Whether it’s four or five, it’s still weird, because the typical markers of struggles aren’t evident. His fastball velocity is actually up a little bit, it has the exact same swing-and-miss percentage (30.1 percent), and Statcast loves just about everything he’s doing.
If you’re looking for signs of fastball slippage, you can find it a few more obscure columns:
- Putaway pitch percentage: 30.9% in 2020; 17.7% in 2021
- Extension: 7.0 feet in 2020; 6.7 feet in 2021
They’re not columns I would look at if Hendriks weren’t scuffling a little, or if Hendriks hadn’t mentioned extension himself, so I’m not entirely comfortable identifying those factors and closing the case.
But if I had to guess on this limited sample of evidence, it seems like Hendriks’ fastball is merely an excellent pitch, as opposed to baseball’s most devastating offering. Either that, or hitters are a little bit more attuned to it at the moment that he’s throwing it more than ever, so the results per pitch are diminishing. And it’s probably not great that he’s going several days between appearances at the time he’s trying to figure it all out.

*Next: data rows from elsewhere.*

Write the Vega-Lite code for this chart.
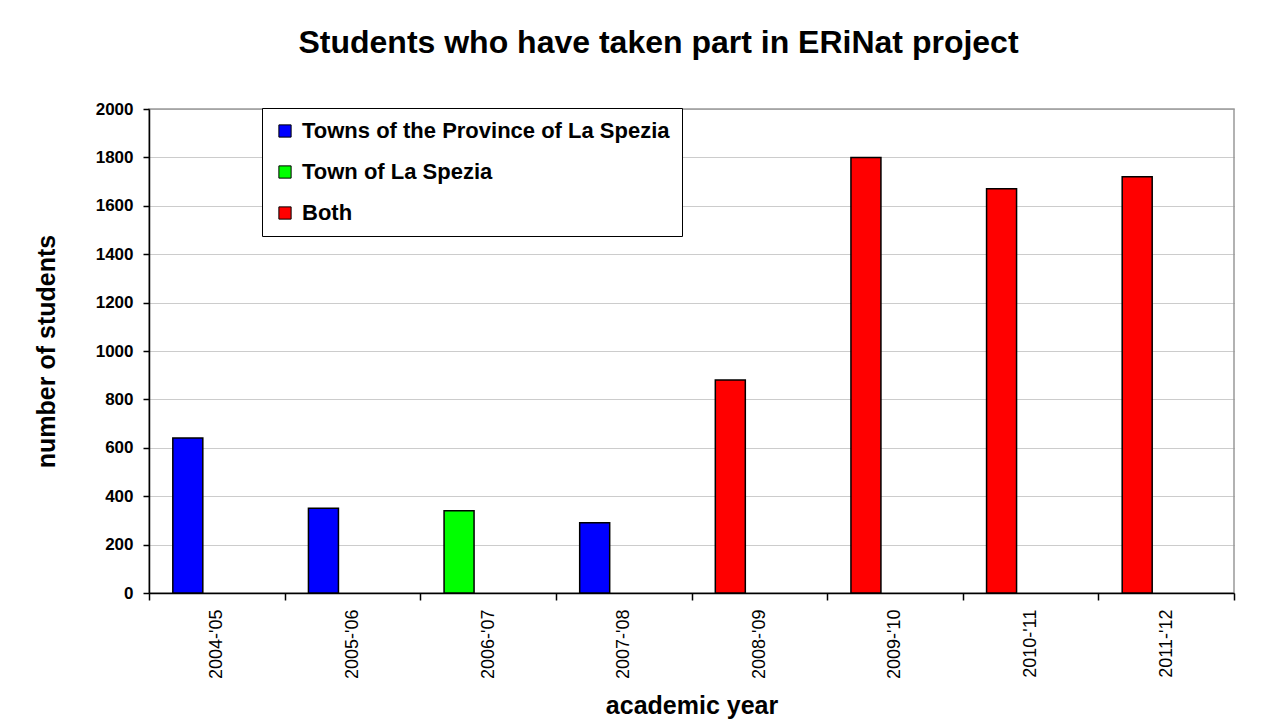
{
  "$schema": "https://vega.github.io/schema/vega-lite/v6.json",
  "autosize": {"type": "none"},
  "padding": {"left": 149, "top": 109, "right": 39, "bottom": 128},
  "width": 1085,
  "height": 484,
  "background": "white",
  "title": {
    "text": "Students who have taken part in ERiNat project",
    "font": "Liberation Sans",
    "fontSize": 32,
    "fontWeight": "bold",
    "color": "black",
    "offset": 40,
    "dx": -33
  },
  "data": {
    "values": [
      {"year": "2004-'05", "students": 640, "area": "Towns of the Province of La Spezia"},
      {"year": "2005-'06", "students": 350, "area": "Towns of the Province of La Spezia"},
      {"year": "2006-'07", "students": 340, "area": "Town of La Spezia"},
      {"year": "2007-'08", "students": 290, "area": "Towns of the Province of La Spezia"},
      {"year": "2008-'09", "students": 880, "area": "Both"},
      {"year": "2009-'10", "students": 1800, "area": "Both"},
      {"year": "2010-'11", "students": 1670, "area": "Both"},
      {"year": "2011-'12", "students": 1720, "area": "Both"}
    ]
  },
  "mark": {"type": "bar", "width": 30, "xOffset": -29, "stroke": "black", "strokeWidth": 1.5},
  "encoding": {
    "x": {
      "field": "year",
      "type": "nominal",
      "sort": null,
      "scale": {"paddingInner": 0, "paddingOuter": 0},
      "axis": {
        "title": "academic year",
        "titleFont": "Liberation Sans",
        "titleFontSize": 25,
        "titleFontWeight": "bold",
        "titleColor": "black",
        "titlePadding": 15,
        "labelAngle": -90,
        "labelAlign": "right",
        "labelBaseline": "middle",
        "labelFont": "Liberation Sans",
        "labelFontSize": 18,
        "labelFontWeight": "normal",
        "labelColor": "black",
        "labelPadding": 9,
        "tickBand": "extent",
        "tickSize": 7,
        "tickColor": "black",
        "tickWidth": 1.5,
        "domainColor": "black",
        "domainWidth": 1.5,
        "grid": false
      }
    },
    "y": {
      "field": "students",
      "type": "quantitative",
      "scale": {"domain": [0, 2000], "nice": false},
      "axis": {
        "title": "number of students",
        "titleFont": "Liberation Sans",
        "titleFontSize": 25,
        "titleFontWeight": "bold",
        "titleColor": "black",
        "titlePadding": 36,
        "format": "d",
        "values": [0, 200, 400, 600, 800, 1000, 1200, 1400, 1600, 1800, 2000],
        "labelFont": "Liberation Sans",
        "labelFontSize": 17,
        "labelFontWeight": "bold",
        "labelColor": "black",
        "labelPadding": 10,
        "tickSize": 6,
        "tickColor": "black",
        "tickWidth": 1.5,
        "domainColor": "black",
        "domainWidth": 1.5,
        "grid": true,
        "gridColor": "#999999",
        "gridDash": [1, 1],
        "gridWidth": 1
      }
    },
    "color": {
      "field": "area",
      "type": "nominal",
      "scale": {
        "domain": ["Towns of the Province of La Spezia", "Town of La Spezia", "Both"],
        "range": ["#0000FF", "#00FF00", "#FF0000"]
      },
      "legend": {
        "title": null,
        "orient": "none",
        "legendX": 113,
        "legendY": -1,
        "fillColor": "white",
        "strokeColor": "black",
        "padding": 12,
        "symbolType": "square",
        "symbolSize": 150,
        "symbolStrokeColor": "black",
        "symbolStrokeWidth": 1,
        "symbolOpacity": 1,
        "labelFont": "Liberation Sans",
        "labelFontSize": 22,
        "labelFontWeight": "bold",
        "labelColor": "black",
        "labelLimit": 600,
        "rowPadding": 19,
        "labelOffset": 6
      }
    }
  },
  "config": {
    "view": {"stroke": "#999999", "strokeWidth": 1.5}
  }
}
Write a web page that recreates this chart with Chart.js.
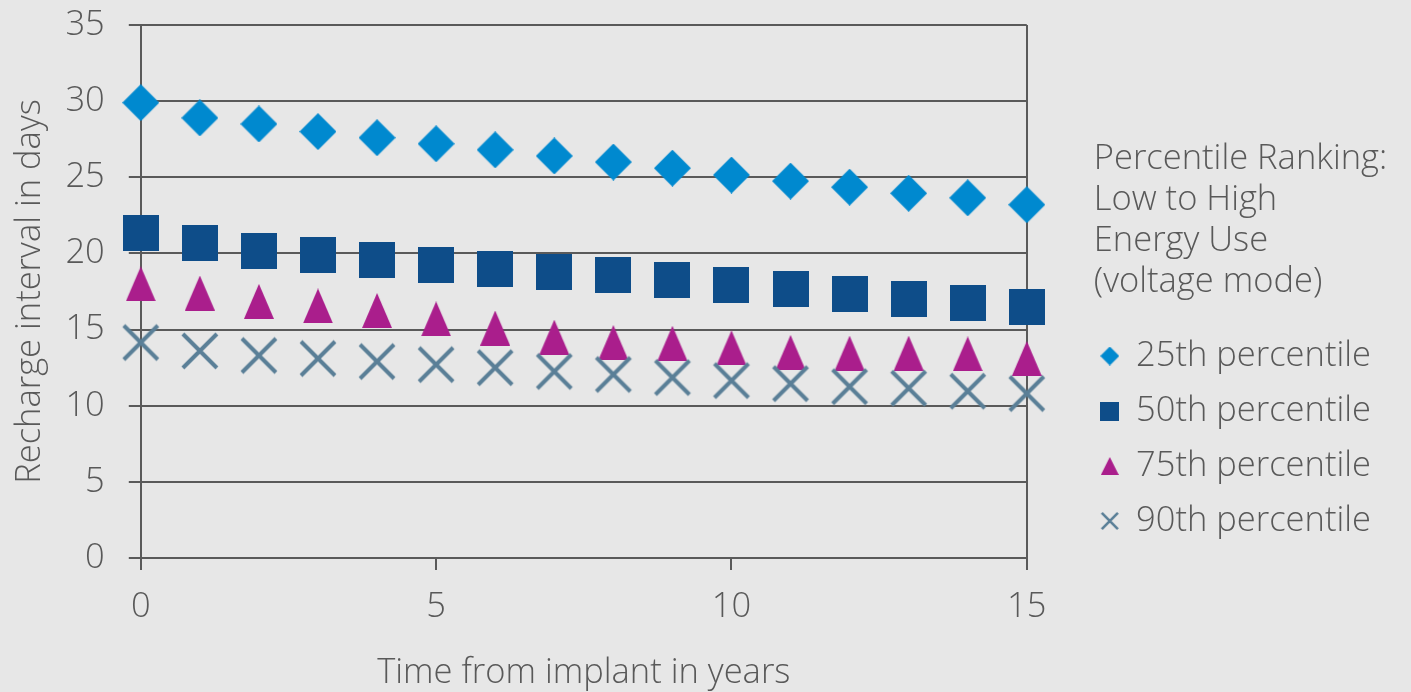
<!DOCTYPE html>
<html>
<head>
<meta charset="utf-8">
<script src="https://cdn.jsdelivr.net/npm/chart.js@4/dist/chart.umd.min.js"></script>
<style>
  html, body { margin: 0; padding: 0; background: #e7e7e7; }
  #wrap { width: 1411px; height: 692px; position: relative; }
</style>
</head>
<body>
<div id="wrap"><canvas id="c"></canvas></div>
<script>
// ---- data ----
const years = [0, 1, 2, 3, 4, 5, 6, 7, 8, 9, 10, 11, 12, 13, 14, 15];
const p25 = [29.9, 28.9, 28.5, 28.0, 27.6, 27.2, 26.8, 26.4, 26.0, 25.6, 25.15, 24.75, 24.35, 23.95, 23.65, 23.2];
const p50 = [21.35, 20.7, 20.15, 19.9, 19.55, 19.25, 19.0, 18.8, 18.6, 18.25, 17.95, 17.65, 17.35, 17.0, 16.75, 16.45];
const p75 = [18.0, 17.4, 16.85, 16.55, 16.25, 15.7, 15.1, 14.5, 14.15, 14.1, 13.8, 13.5, 13.45, 13.45, 13.4, 13.1];
const p90 = [14.15, 13.6, 13.3, 13.1, 12.9, 12.7, 12.5, 12.25, 12.05, 11.85, 11.65, 11.45, 11.25, 11.15, 10.95, 10.8];
const seriesLabels = ['25th percentile', '50th percentile', '75th percentile', '90th percentile'];
const legendHeading = ['Percentile Ranking:', 'Low to High', 'Energy Use', '(voltage mode)'];
const xTitle = 'Time from implant in years';
const yTitle = 'Recharge interval in days';

// ---- styles ----
const colors = ['#0089cf', '#0e4d89', '#aa1e8c', '#5a7f97'];
const textColor = '#595959';
const gridColor = '#5a5a5a';
const FONT = "'Open Sans', Lato, sans-serif";
const FS = 34.5;

function makeMarker(kind, color, w, h, lw) {
  const c = document.createElement('canvas');
  c.width = w; c.height = h;
  const g = c.getContext('2d');
  g.fillStyle = color; g.strokeStyle = color;
  if (kind === 'diamond') {
    g.beginPath(); g.moveTo(w / 2, 0); g.lineTo(w, h / 2); g.lineTo(w / 2, h); g.lineTo(0, h / 2); g.closePath(); g.fill();
  } else if (kind === 'square') {
    g.fillRect(0, 0, w, h);
  } else if (kind === 'triangle') {
    g.beginPath(); g.moveTo(w / 2, 0); g.lineTo(w, h); g.lineTo(0, h); g.closePath(); g.fill();
  } else if (kind === 'cross') {
    const m = lw * 0.75;
    g.lineWidth = lw;
    g.beginPath(); g.moveTo(m, m); g.lineTo(w - m, h - m); g.moveTo(w - m, m); g.lineTo(m, h - m); g.stroke();
  }
  return c;
}
const plotMarkers = [
  makeMarker('diamond', colors[0], 37, 37),
  makeMarker('square', colors[1], 36, 36),
  makeMarker('triangle', colors[2], 30, 35),
  makeMarker('cross', colors[3], 40, 40, 4)
];
const legendMarkers = [
  makeMarker('diamond', colors[0], 19, 19),
  makeMarker('square', colors[1], 19, 19),
  makeMarker('triangle', colors[2], 18, 18),
  makeMarker('cross', colors[3], 20, 20, 2.6)
];

const seriesValues = [p25, p50, p75, p90];
const datasets = seriesValues.map((vals, i) => ({
  label: seriesLabels[i],
  data: years.map((x, j) => ({ x: x, y: vals[j] })),
  pointStyle: plotMarkers[i],
  pointRadius: 18,
  backgroundColor: colors[i],
  borderColor: colors[i],
  showLine: false,
  clip: false,
  order: 4 - i
}));

const bgPlugin = {
  id: 'bg',
  beforeDraw(chart) {
    const ctx = chart.ctx;
    ctx.save(); ctx.fillStyle = '#e7e7e7'; ctx.fillRect(0, 0, chart.width, chart.height); ctx.restore();
  }
};
const headingPlugin = {
  id: 'heading',
  afterDraw(chart) {
    const ctx = chart.ctx;
    const lg = chart.legend;
    ctx.save();
    ctx.fillStyle = textColor;
    ctx.font = "300 " + FS + "px " + FONT;
    ctx.textAlign = 'left';
    ctx.textBaseline = 'middle';
    const x = lg.left + 13.5;
    legendHeading.forEach((t, i) => ctx.fillText(t, x, 159 + i * 41));
    ctx.restore();
  }
};

const tickFont = { family: FONT, size: FS, weight: '300' };

new Chart(document.getElementById('c'), {
  type: 'scatter',
  data: { datasets: datasets },
  plugins: [bgPlugin, headingPlugin],
  options: {
    responsive: true,
    maintainAspectRatio: false,
    animation: false,
    devicePixelRatio: 1,
    layout: { padding: { top: 25, right: 30, bottom: 0, left: 0 } },
    plugins: {
      tooltip: { enabled: false },
      legend: {
        position: 'right',
        align: 'start',
        maxWidth: 400,
        title: { display: true, text: '', font: { size: 12 }, padding: { top: 0, bottom: 278.85 } },
        labels: {
          usePointStyle: true,
          boxWidth: 18,
          boxHeight: 18,
          padding: 20.5,
          color: textColor,
          font: tickFont,
          generateLabels(chart) {
            const items = Chart.defaults.plugins.legend.labels.generateLabels(chart);
            items.forEach(it => { it.pointStyle = legendMarkers[it.datasetIndex]; });
            return items;
          },
          sort: (a, b) => a.datasetIndex - b.datasetIndex
        }
      }
    },
    scales: {
      x: {
        type: 'linear',
        min: 0, max: 15,
        ticks: { stepSize: 5, color: textColor, padding: 16.3, font: tickFont },
        grid: {
          color: (ctx) => (ctx.tick && ctx.tick.value === 15) ? gridColor : 'rgba(0,0,0,0)',
          tickColor: gridColor,
          lineWidth: 2,
          tickLength: 12,
          drawTicks: true
        },
        border: { display: true, color: gridColor, width: 2 },
        title: { display: true, text: xTitle, color: textColor, font: tickFont, padding: { top: 8.1, bottom: -1.5 } }
      },
      y: {
        min: 0, max: 35,
        ticks: { stepSize: 5, color: textColor, padding: 24, font: tickFont },
        grid: { color: gridColor, tickColor: gridColor, lineWidth: 2, tickLength: 12 },
        border: { display: true, color: gridColor, width: 2 },
        title: { display: true, text: yTitle, color: textColor, font: tickFont, padding: { top: 9.3, bottom: -9.3 } },
        afterFit(scale) { scale.paddingTop = 0; scale.paddingBottom = 0; }
      },
      gap: {
        type: 'linear',
        position: 'right',
        display: true,
        grid: { display: false },
        border: { display: false },
        ticks: { display: false },
        afterFit(scale) { scale.width = 53.5; }
      }
    }
  }
});
</script>
</body>
</html>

There’s some evidence for this, in that Hendriks’ easiest inning of the season was his nine-pitch, two strikeout save against Minnesota where breaking balls outnumbered fastballs. He’d also pitched unsuccessfully the day before, so he had some knowledge of what hadn’t worked.
SO, HOW CAN WE KNOW FASTER?
LamarJohnson noted in his post on Shop Talk Sunday night that Hendriks’ usage is not wildly outside what the other top teams are doing with their closers. And while Hendriks only has nine saves, he leads the American League with 16 games finished.
I’m guessing the lack of standard save situations is due in large part to a random distribution of scores gone awry, but it’s also possible that the White Sox offense’s imbalance against righties and lefties might generate a lot of big leads and narrow deficits, especially if other relievers are already leaking narrow leads earlier in the game.
If I were Tony La Russa — and I don’t wish that, not for a second — I might not wait for that cluster of normal save situations to arrive, because it’s a great way to make the highest-paid offseason addition completely irrelevant. That doesn’t mean to call on Hendriks in the eighth inning with the White Sox up five, but I’d probably use him more in tie games, especially ninth innings on the road. Sure, you’d ideally want his strikeout stuff fresh for a 10th inning with a runner on second, but the three walk-offs show that the 10th inning is purely theoretical until it actually arrives. The White Sox are 1-4 in games tied at seven innings, and also in games tied after eight.
When Hendriks isn’t used in games he could actually sway because they’re not perfectly tailored for his job description, his impact remains more on the theoretical side as well. The whole reason the White Sox signed him is because he wasn’t a typical closer. The lack of typical situations shouldn’t be what sidelines him.